Exemple 1 : Y aura t’il la place pour un piéton place Bouvet? À Vélo Malo avait proposé d’utiliser une place de parking de la mairie annexe à 20 mètres au lieu de sacrifier la circulation piétonne.

Place Bouvet : La station et les vélos en libre-service vont empiéter sur tout le trottoir

Exemple 2 : Le seul banc public sur la place du Maréchal Leclerc a été supprimé au profit d’une station. La station aurait pu être installée 10 mètres plus loin sans gêner ni les voitures, ni les piétons, ni supprimer le banc.

Place du maréchal Leclerc : le seul banc de cette place a été supprimé pour installer la station

La mairie de Saint-Malo reproduit encore et toujours les mêmes erreurs : la nouvelle piste cyclable rue de Triquerville a aussi été conçue en partageant le trottoir entre piétons et vélos.

La mairie crée des conflits d’usage qui ne vont malheureusement pas aider à apaiser la circulation en ville ni contribuer à organiser la transition de la voiture vers les mobilités actives.

A Velo Malo n’est guère enthousiaste

En conclusion, À Vélo Malo est plus que mitigé sur ce nouveau service.

Nous pensons que cette offre n’est pas la priorité pour le territoire du pays de Saint-Malo.

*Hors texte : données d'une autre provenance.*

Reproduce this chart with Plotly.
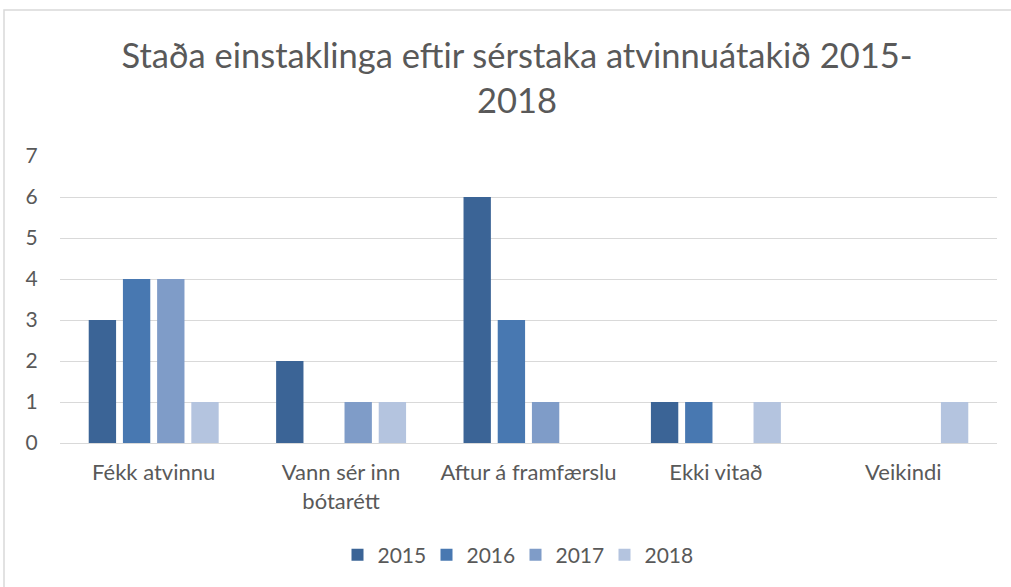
import plotly.graph_objects as go

categories = ["Fékk atvinnu", "Vann sér inn<br>bótarétt", "Aftur á framfærslu", "Ekki vitað", "Veikindi"]
years = ["2015", "2016", "2017", "2018"]
v2015 = [3, 2, 6, 1, 0]
v2016 = [4, 0, 3, 1, 0]
v2017 = [4, 1, 1, 0, 0]
v2018 = [1, 1, 0, 1, 1]
colors = ["#3b6496", "#4878b1", "#7f9cc8", "#b4c4df"]

series = [v2015, v2016, v2017, v2018]

fig = go.Figure()
for name, vals, c in zip(years, series, colors):
    fig.add_trace(go.Bar(x=categories, y=vals, name=name, marker=dict(color=c, line=dict(width=0))))

L, R, T, B = 60, 14, 156, 144
W, H = 1011, 587
pw, ph = W - L - R, H - T - B

def px_x(x):
    return (x - L) / pw

def px_y(y):
    return (H - B - y) / ph

font_family = "Lato, 'Open Sans', sans-serif"
fig.update_layout(
    width=W, height=H,
    margin=dict(l=L, r=R, t=T, b=B),
    paper_bgcolor="white", plot_bgcolor="white",
    barmode="group", bargap=0.27, bargroupgap=0.2,
    font=dict(family=font_family, color="#595959", size=22),
    title=dict(text="Staða einstaklinga eftir sérstaka atvinnuátakið 2015-<br>2018",
               x=517 / W, xanchor="center", y=1 - 68 / H, yanchor="middle",
               font=dict(size=34.5, color="#595959", family=font_family)),
    showlegend=True,
    legend=dict(orientation="h", x=px_x(515.5), xanchor="center", y=px_y(555), yanchor="middle",
                font=dict(size=21, color="#595959"), traceorder="normal",
                entrywidth=44, entrywidthmode="pixels"),
    xaxis=dict(showgrid=False, showline=False, ticks="", tickfont=dict(size=22),
               ticklabelstandoff=14),
    yaxis=dict(range=[0, 7], dtick=1, showgrid=True, gridcolor="#d9d9d9", gridwidth=1,
               zeroline=True, zerolinecolor="#d9d9d9", zerolinewidth=1,
               ticks="outside", ticklen=17, tickcolor="rgba(0,0,0,0)", tickfont=dict(size=21)),
    shapes=[dict(type="rect", xref="paper", yref="paper",
                 x0=px_x(4), x1=px_x(1020), y0=px_y(600), y1=px_y(10),
                 line=dict(color="#d9d9d9", width=1.5), fillcolor="rgba(0,0,0,0)", layer="below")],
)

fig.write_html("out.html", config={"displayModeBar": False},
               post_script="document.body.style.margin='0';document.body.style.padding='0';")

Enquête après enquête, la priorité reste le développement d’infrastructures sécurisées et sans conflit d’usage.

Ce budget aurait pu être mieux utilisé pour par exemple construire une piste cyclable sécurisée entre Saint-Malo et Cancale. Cela répondrait à la demande des habitants (notamment les vélotaffeurs) et des touristes. Cela constituerait un vrai projet structurant à l’échelle de l’agglomération et contribuerait au développement économique.

Le développement d’infrastructures sécurisées est le meilleur levier pour accompagner l’essor du vélo.

Enfin, À Vélo Malo regrette l’absence d’écoute lors de la construction du projet. A défaut d’enthousiasme, À Vélo Malo aurait néanmoins pu contribuer à l’amélioration de ce service voulu par l’Agglomération. À Vélo Malo demande donc à l’Agglomération de reconsidérer sa position et d’inviter prestement AVM au comité des partenaires pour mieux répondre au défi de la mobilité sur le territoire du pays de Saint-Malo.